Narrow Water Rambling Rose Bushes
- Height: 2.5x2m
- Colour: light pink
- Shape: Small, semi-double flowers
- Scent: Strong
- Flowering period: All Summer
- Type: Rambling
- Shade tolerant
- RHS Award of Garden Merit
Narrow Water Rambling Rose
The Narrow Water rambling rose is certainly not new, having been first introduced in 1883, but it somehow has been overlooked recently in favour of more gaudy and obvious roses, which is a pity. A rambler rose that repeats is a rare thing, and Narrow Water does not just repeat. It blooms and blooms all summer, favouring you with a spectacle of clear pink, semi-double flowers. The pink is pale but not wishy-washy, and its loose-petalled flowers are small and open out flat so that you can see the central golden stamens. Trusses of these will billow over any unsightly oil-tank, disguise a less-than-perfect fence and scramble up any walls. If you need a smaller rose, see our full range of rambling roses.
Narrow Water is relatively unfussy about aspect, even growing confidently on a north facing wall and in relatively poor soil up to about 4.5 m high and will spread 2-3m. You won’t need a giant ladder to keep Narrow Water in check, but it will still give you the floral coverage that you want backed up by beautiful, healthy foliage. And finally, because Narrow Water belongs to the Moschata Group of roses, it has that amazingly sultry smell associated with musk and heavy, romantic perfumes.
Narrow Waters - Wide Paths
Bearing its scent in mind, it would be a shame to relegate Narrow Water to an out of the way place - plant it somewhere with lots of footfall so that passers-by benefit from its heady scent – over the porch, by the back door, on the garage wall. Its excellent climbing ability means that it will readily clamber through small trees. Fruit trees make the best companions because the roses come out just after the fruit blossom has faded and keep the tree colourful until it bears fruit in the autumn. The pink colouring is firm but not assertive, blending with stronger pinks and purples easily but harmonising with paler colours. It would provide a lovely backdrop to a pastel scheme.
Summary of the Rose
- Height: 4.5x2-3m
- Colour: light pink
- Shape: Small, semi-double flowers carried in clusters
- Scent: Wonderfully strong, musky perfume
- Flowering period: From June into October
- Type: Rambling (Moschata)
- Shade tolerant - One of the best for a north wall.
Did You know?
Narrow Water was named after the eponymous castle Northern Ireland. Narrow Water (the building) is an Elizabethan revival castle built out of granite in the late 1800s to look over Carlingford Lough close to Warrenpoint.
How to plant Narrow Water Rambling Roses
Plant 18-24 ins away from the support on which it will climb. Although shade tolerant, it needs a little light.

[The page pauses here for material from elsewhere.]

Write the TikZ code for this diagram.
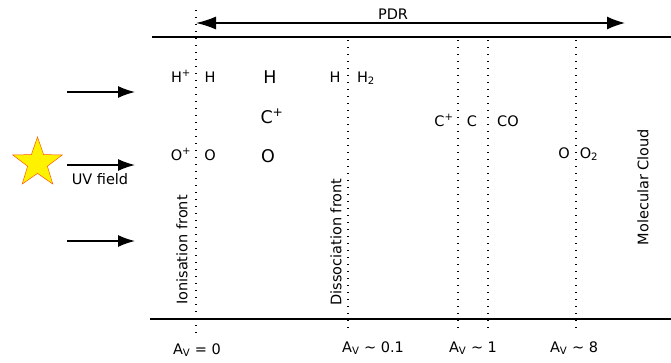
\documentclass[tikz,border=0pt]{standalone}
\usepackage{fontspec}
\setmainfont{DejaVu Sans}
\usetikzlibrary{arrows.meta,shapes.geometric}
\begin{document}
\begin{tikzpicture}[x=1pt,y=-1pt,
  lbl/.style={font=\fontsize{14.5}{17}\selectfont, inner sep=0pt, anchor=base},
  big/.style={font=\fontsize{17.5}{20}\selectfont, inner sep=0pt, anchor=base},
  rot/.style={font=\fontsize{14.5}{17}\selectfont, inner sep=0pt, rotate=90},
  edge/.style={line width=1.6pt},
  front/.style={line width=1.5pt, dash pattern=on 1.4pt off 5.6pt},
  uvarrow/.style={line width=1.4pt, -{Latex[length=17pt,width=12pt]}},
  pdrarrow/.style={line width=1.4pt, {Latex[length=20pt,width=13pt]}-{Latex[length=18pt,width=13pt]}}
]
\useasboundingbox (0,0) rectangle (671,362);
% boundary lines
\coordinate (tl) at (152,37);
\coordinate (tr) at (671,37);
\coordinate (bl) at (150,319);
\coordinate (br) at (671,319);
\draw[edge] (tl) -- (tr);
\draw[edge] (bl) -- (br);
% fronts
\coordinate (f1t) at (196,10);  \coordinate (f1b) at (196,334);
\coordinate (f2t) at (348,40);  \coordinate (f2b) at (348,333);
\coordinate (f3t) at (458,40);  \coordinate (f3b) at (458,333);
\coordinate (f4t) at (488,40);  \coordinate (f4b) at (488,333);
\coordinate (f5t) at (576,40);  \coordinate (f5b) at (576,333);
\foreach \i in {1,...,5} \draw[front] (f\i t) -- (f\i b);
% PDR arrow
\coordinate (pl) at (196,23);
\coordinate (pr) at (625,23);
\draw[pdrarrow] (pl) -- (pr);
\node[lbl] (pdr) at (393,19) {PDR};
% star and UV arrows
\node[star, star points=5, star point ratio=2.5, minimum size=52pt, inner sep=0pt,
  fill=yellow, draw=orange!70!red, line width=0.5pt] (star) at (37.5,163) {};
\coordinate (a1s) at (67,92);  \coordinate (a1e) at (135,92);
\coordinate (a2s) at (67,165); \coordinate (a2e) at (135,165);
\coordinate (a3s) at (67,241); \coordinate (a3e) at (135,241);
\draw[uvarrow] (a1s) -- (a1e);
\draw[uvarrow] (a2s) -- (a2e);
\draw[uvarrow] (a3s) -- (a3e);
\node[lbl] (uv) at (100,184) {UV field};
% species
\node[lbl] (hp) at (181,82) {H\textsuperscript{+}};
\node[lbl] (h1) at (210,82) {H};
\node[big] (h2) at (270,83) {H};
\node[big] (cp1) at (272,123) {C\textsuperscript{+}};
\node[lbl] (op) at (181,160) {O\textsuperscript{+}};
\node[lbl] (o1) at (210,160) {O};
\node[big] (o2) at (268,162) {O};
\node[lbl] (h3) at (335,82) {H};
\node[lbl] (h2m) at (366,82) {H\textsubscript{2}};
\node[lbl] (cp2) at (444,126) {C\textsuperscript{+}};
\node[lbl] (c) at (472,126) {C};
\node[lbl] (co) at (508,126) {CO};
\node[lbl] (o3) at (564,158) {O};
\node[lbl] (o2m) at (589,158) {O\textsubscript{2}};
% rotated labels
\node[rot] (ion) at (182,250) {Ionisation front};
\node[rot] (dis) at (336,242) {Dissociation front};
\node[rot] (mol) at (643,187) {Molecular Cloud};
% extinction
\node[lbl] (av0) at (197,354) {A\textsubscript{V} = 0};
\node[lbl] (av1) at (373,352) {A\textsubscript{V} \textasciitilde{} 0.1};
\node[lbl] (av2) at (473,352) {A\textsubscript{V} \textasciitilde{} 1};
\node[lbl] (av3) at (574,352) {A\textsubscript{V} \textasciitilde{} 8};
\end{tikzpicture}
\end{document}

Dig a hole deep enough to allow the graft to finish at soil level when planted and with plenty of room for the roots. Improve the soil from the hole by removing large stones, weeds, roots and other rubbish and mixing in plenty of well-rotted compost or manure. Spread Rootgrow mycorrhizal fungi over the bottom of the hole so it will make contact with the roots. If planting a pot-grown plant, gently loosen some of the roots before planting.
Position the plant so the roots are spread out and it will be growing at approximately the same level in the soil as it was before being transplanted. Backfill the hole with the planting mix, firming it down as you go. Water in thoroughly. Water again a day or two later, and then keep watering in dry spells.
Narrow Water can be ordered at any time - bareroot for planting between November to April or pot grown for the summer.
Feed with a good top dressing and then mulch with well-rotted manure in spring and (guess what) keep well watered during dry periods for the first year.
Normally, rambling roses flower on the wood of the previous year, so winter pruning really involves the removal of growths that are old and tired or in the wrong place. When branches are tired, remove them completely and new growths will spring up from the base. This is not the most vigorous rambler, so do not over-prune; however, because it blooms all summer, it also produces flowers on the current year's wood. All of which goes to say that if you make a mistake, Narrow Water will forgive you! Pruning, whether cosmetic or remedial, is best done in winter when the temperature is above freezing. Narrow Water must be deadheaded to ensure it flowers through to winter.